Yes, inconsistency hurts. But, on the other hand, it is hard to say which approach is better without trying every one, and we all make mistakes. I.e., A1->A2->A1 makes sense because A2 failed, but A1->A2->A1->A2 doesn't make sense at all.

Of course, it easier to do that with someone's else time, but in the same time it is better for everyone else and, in this case, for kernel.

Now, before someone starts flame war, my comment only presents one view and it's certainly not a general view applicable to all situations.

Yama: not so fast

Posted Aug 5, 2010 9:27 UTC (Thu) by epa (subscriber, #39769) [Link]

Right. But what is the alternative? If your boss really did change his mind after you completed A2, then he has two choices: tell you to go back and do it again, or else decide that keeping you happy is more important than his own preferences, and accept it anyway.

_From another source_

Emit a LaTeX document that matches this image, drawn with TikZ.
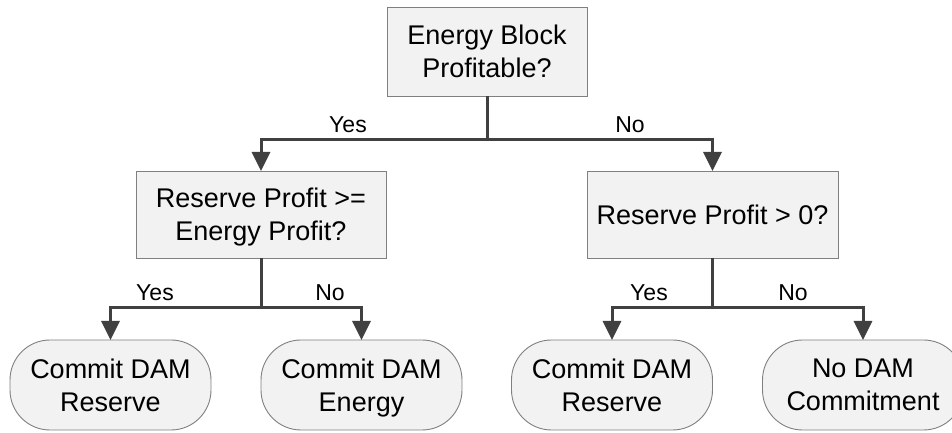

Do you really expect a typical LWN hacker to accept what he considers a technically wrong solution because of 'social' reasons, to keep a contributor happy? Perhaps they should; perhaps it would be better for the kernel in the long run; but there's no way it will happen.

Yama: not so fast

Posted Aug 5, 2010 12:59 UTC (Thu) by NAR (subscriber, #1313) [Link]

This is not exactly what happened, if you read the original e-mails: "push it into a special LSM or rather a non-standard rule for it". I don't pretend I have a clue about the technical issues, but I don't see in this mail that it was explicitly told that "if you put it into an LSM, we'll merge it".

On the other hand the line "If you think the objection is about having things in fs/ you're smoking some really bad stuff." is really something that could leave bad taste in developers' mouth. Probably this is why it's meaning was missed/ignored.